• _Request_: Using the records below, copy exactly the part that opens with the line holding "Emit a Python" and closes with the line holding "ypos = pos_a + pos_b", minus the pictures.

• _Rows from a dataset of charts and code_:
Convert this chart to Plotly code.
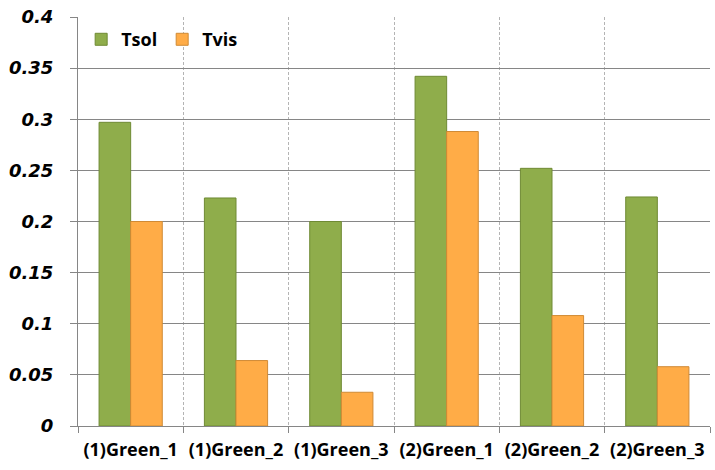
import plotly.graph_objects as go

categories = ["(1)Green_1", "(1)Green_2", "(1)Green_3", "(2)Green_1", "(2)Green_2", "(2)Green_3"]
tsol = [0.297, 0.223, 0.200, 0.342, 0.252, 0.224]
tvis = [0.200, 0.064, 0.033, 0.288, 0.108, 0.058]

fig = go.Figure()
fig.add_trace(go.Bar(x=categories, y=tsol, name="Tsol",
                     marker=dict(color="#8fad4b", line=dict(color="#6f8a34", width=1))))
fig.add_trace(go.Bar(x=categories, y=tvis, name="Tvis",
                     marker=dict(color="#ffac47", line=dict(color="#d08a35", width=1))))

fig.update_layout(
    width=715, height=470,
    margin=dict(l=78, r=5, t=17, b=44),
    paper_bgcolor="white", plot_bgcolor="white",
    barmode="group", bargap=0.4, bargroupgap=0,
    font=dict(family="Open Sans, sans-serif", color="black"),
    legend=dict(orientation="h", x=0.005, y=0.99, xanchor="left", yanchor="top",
                font=dict(size=18, weight="bold", family="Open Sans"),
                bgcolor="rgba(0,0,0,0)", itemwidth=30, tracegroupgap=0),
    showlegend=True,
)
fig.update_xaxes(
    type="category", tickson="boundaries", showgrid=True, griddash="3px,2px",
    gridcolor="#b4b4b4", gridwidth=1, showline=True, linecolor="#868686", linewidth=1,
    ticks="outside", ticklen=6, tickcolor="#868686", ticklabelstandoff=7,
    tickfont=dict(size=18, weight="bold", family="Open Sans"),
)
fig.update_yaxes(
    range=[0, 0.4], dtick=0.05, showgrid=True, gridcolor="#868686", gridwidth=1,
    showline=True, linecolor="#868686", linewidth=1, zeroline=False,
    ticks="outside", ticklen=7, tickcolor="#868686", ticklabelstandoff=13,
    tickfont=dict(size=18, weight="bold", style="italic", family="DejaVu Sans"),
)

fig.write_html("out.html")
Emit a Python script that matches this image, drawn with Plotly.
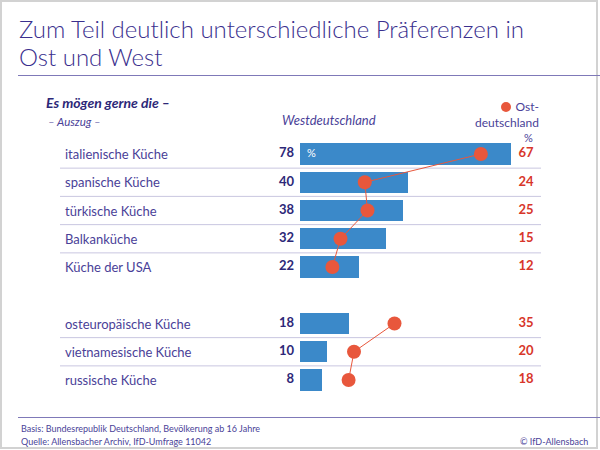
import plotly.graph_objects as go

# ---- data ----
categories_a = ["italienische Küche", "spanische Küche", "türkische Küche", "Balkanküche", "Küche der USA"]
west_a = [78, 40, 38, 32, 22]
east_a = [67, 24, 25, 15, 12]

categories_b = ["osteuropäische Küche", "vietnamesische Küche", "russische Küche"]
west_b = [18, 10, 8]
east_b = [35, 20, 18]

title_lines = ["Zum Teil deutlich unterschiedliche Präferenzen in", "Ost und West"]
question = "Es mögen gerne die –"
subnote = "– Auszug –"
west_label = "Westdeutschland"
east_label = ["Ost-", "deutschland", "%"]
footer_basis = "Basis: Bundesrepublik Deutschland, Bevölkerung ab 16 Jahre"
footer_source = "Quelle: Allensbacher Archiv, IfD-Umfrage 11042"
copyright_txt = "© IfD-Allensbach"

# ---- layout helpers ----
W, H = 600, 450
FONT = "Lato"
C_TITLE = "#3a2f8e"
C_LABEL = "#4a3f98"
C_NUM = "#2d2878"
C_RED = "#d8362a"
C_DOT = "#e8573c"
C_BAR = "#3b89c9"
C_SEP = "#c9c6e0"

pos_a = list(range(len(categories_a)))
pos_b = [len(categories_a) + 1 + i for i in range(len(categories_b))]

categories = categories_a + categories_b
west = west_a + west_b
east = east_a + east_b
ypos = pos_a + pos_b

px_per_unit = 2.7
x0_px = 300
row0_px, row_step = 154, 28.25


def px_to_x(px):
    return (px - x0_px) / px_per_unit


def py(px):
    return 1 - px / H


fig = go.Figure()

# West bars
fig.add_trace(go.Bar(
    x=west, y=ypos, orientation="h", marker=dict(color=C_BAR, line=dict(width=0)),
    width=0.75, hoverinfo="skip", showlegend=False))

# East dots + connecting lines (two groups)
for pos, vals in ((pos_a, east_a), (pos_b, east_b)):
    fig.add_trace(go.Scatter(
        x=vals, y=pos, mode="lines+markers",
        line=dict(color=C_DOT, width=1),
        marker=dict(color=C_DOT, size=14),
        hoverinfo="skip", showlegend=False, cliponaxis=False))

# West numbers
fig.add_trace(go.Scatter(
    x=[px_to_x(294)] * len(west), y=ypos, mode="text",
    text=[str(v) for v in west], textposition="middle left",
    textfont=dict(family=FONT, size=13, color=C_NUM, weight="bold"),
    hoverinfo="skip", showlegend=False, cliponaxis=False))

# East numbers
fig.add_trace(go.Scatter(
    x=[px_to_x(526)] * len(east), y=ypos, mode="text",
    text=[str(v) for v in east], textposition="middle center",
    textfont=dict(family=FONT, size=13, color=C_RED, weight="bold"),
    hoverinfo="skip", showlegend=False, cliponaxis=False))

# "%" inside first bar
fig.add_trace(go.Scatter(
    x=[px_to_x(307)], y=[ypos[0]], mode="text", text=["%"], textposition="middle right",
    textfont=dict(family=FONT, size=11, color="white"),
    hoverinfo="skip", showlegend=False, cliponaxis=False))

annotations = []
# category labels
for cat, p in zip(categories, ypos):
    annotations.append(dict(
        text=cat, xref="paper", yref="y", x=63 / W, y=p, xanchor="left", yanchor="middle",
        showarrow=False, font=dict(family=FONT, size=13, color=C_LABEL)))

# title
for i, line in enumerate(title_lines):
    annotations.append(dict(
        text=line, xref="paper", yref="paper", x=17 / W, y=py(29 + 27 * i),
        xanchor="left", yanchor="middle", showarrow=False,
        font=dict(family=FONT, size=24, color=C_TITLE, weight=300)))

east_header = (f"{east_label[0]}<br>{east_label[1]}<br>"
               f"<span style='font-size:11px'>{east_label[2]}</span>&nbsp;&nbsp;")

annotations += [
    dict(text=f"<b><i>{question}</i></b>", xref="paper", yref="paper", x=44 / W, y=py(102),
         xanchor="left", yanchor="middle", showarrow=False,
         font=dict(family=FONT, size=14, color=C_NUM)),
    dict(text=f"<i>{subnote}</i>", xref="paper", yref="paper", x=46 / W, y=py(122),
         xanchor="left", yanchor="middle", showarrow=False,
         font=dict(family=FONT, size=11.5, color=C_LABEL)),
    dict(text=f"<i>{west_label}</i>", xref="paper", yref="paper", x=329 / W, y=py(120),
         xanchor="center", yanchor="middle", showarrow=False,
         font=dict(family=FONT, size=13, color=C_LABEL)),
    dict(text=east_header, xref="paper", yref="paper", x=541 / W, y=py(121.5),
         xanchor="right", yanchor="middle", align="right", showarrow=False,
         font=dict(family=FONT, size=12, color=C_LABEL)),
    dict(text=footer_basis, xref="paper", yref="paper", x=19 / W, y=py(428),
         xanchor="left", yanchor="middle", showarrow=False,
         font=dict(family=FONT, size=9, color=C_LABEL)),
    dict(text=footer_source, xref="paper", yref="paper", x=19 / W, y=py(441),
         xanchor="left", yanchor="middle", showarrow=False,
         font=dict(family=FONT, size=9, color=C_LABEL)),
    dict(text=copyright_txt, xref="paper", yref="paper", x=590 / W, y=py(441),
         xanchor="right", yanchor="middle", showarrow=False,
         font=dict(family=FONT, size=9, color=C_LABEL)),
]

shapes = [
    # frame
    dict(type="rect", xref="paper", yref="paper", x0=1 / W, x1=597 / W, y0=py(448), y1=py(1),
         line=dict(color="#d2d2d2", width=2), layer="below"),
    # title rule
    dict(type="line", xref="paper", yref="paper", x0=18 / W, x1=1, y0=py(75.5), y1=py(75.5),
         line=dict(color="#7f79b8", width=1)),
    # footer rule
    dict(type="line", xref="paper", yref="paper", x0=18 / W, x1=1, y0=py(417.5), y1=py(417.5),
         line=dict(color="#7f79b8", width=1)),
    # legend dot
    dict(type="circle", xref="paper", yref="paper", x0=501 / W, x1=511 / W,
         y0=py(112), y1=py(102), fillcolor=C_DOT, line=dict(width=0)),
]
# row separators (between rows within each group)
for grp in (pos_a, pos_b):
    for p in grp[:-1]:
        shapes.append(dict(type="line", xref="paper", yref="y", x0=60 / W, x1=541 / W,
                           y0=p + 0.5, y1=p + 0.5, line=dict(color=C_SEP, width=1), layer="below"))

y_top = (0 - row0_px) / row_step
y_bot = (H - row0_px) / row_step
fig.update_layout(
    width=W, height=H, margin=dict(l=0, r=0, t=0, b=0),
    paper_bgcolor="white", plot_bgcolor="white",
    xaxis=dict(range=[-x0_px / px_per_unit, (W - x0_px) / px_per_unit], visible=False, fixedrange=True),
    yaxis=dict(range=[y_bot, y_top], visible=False, fixedrange=True),
    annotations=annotations, shapes=shapes, bargap=0,
)

fig.write_html("out.html", config={"displayModeBar": False},
               post_script="document.body.style.margin='0';document.body.style.overflow='hidden';")
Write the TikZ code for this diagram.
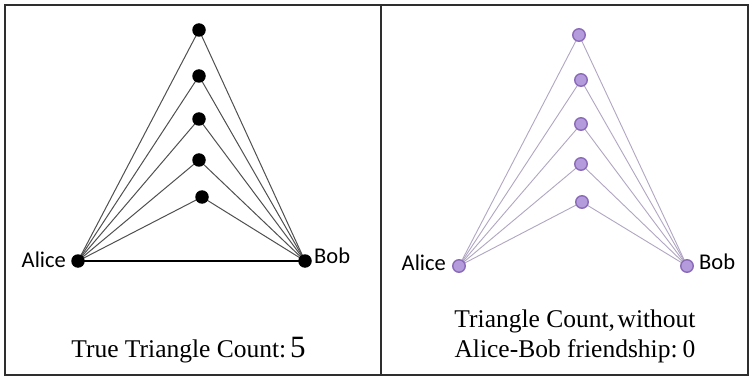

• _Task result_:
Emit a Python script that matches this image, drawn with Plotly.
import plotly.graph_objects as go

# ---- data ----
categories_a = ["italienische Küche", "spanische Küche", "türkische Küche", "Balkanküche", "Küche der USA"]
west_a = [78, 40, 38, 32, 22]
east_a = [67, 24, 25, 15, 12]

categories_b = ["osteuropäische Küche", "vietnamesische Küche", "russische Küche"]
west_b = [18, 10, 8]
east_b = [35, 20, 18]

title_lines = ["Zum Teil deutlich unterschiedliche Präferenzen in", "Ost und West"]
question = "Es mögen gerne die –"
subnote = "– Auszug –"
west_label = "Westdeutschland"
east_label = ["Ost-", "deutschland", "%"]
footer_basis = "Basis: Bundesrepublik Deutschland, Bevölkerung ab 16 Jahre"
footer_source = "Quelle: Allensbacher Archiv, IfD-Umfrage 11042"
copyright_txt = "© IfD-Allensbach"

# ---- layout helpers ----
W, H = 600, 450
FONT = "Lato"
C_TITLE = "#3a2f8e"
C_LABEL = "#4a3f98"
C_NUM = "#2d2878"
C_RED = "#d8362a"
C_DOT = "#e8573c"
C_BAR = "#3b89c9"
C_SEP = "#c9c6e0"

pos_a = list(range(len(categories_a)))
pos_b = [len(categories_a) + 1 + i for i in range(len(categories_b))]

categories = categories_a + categories_b
west = west_a + west_b
east = east_a + east_b
ypos = pos_a + pos_b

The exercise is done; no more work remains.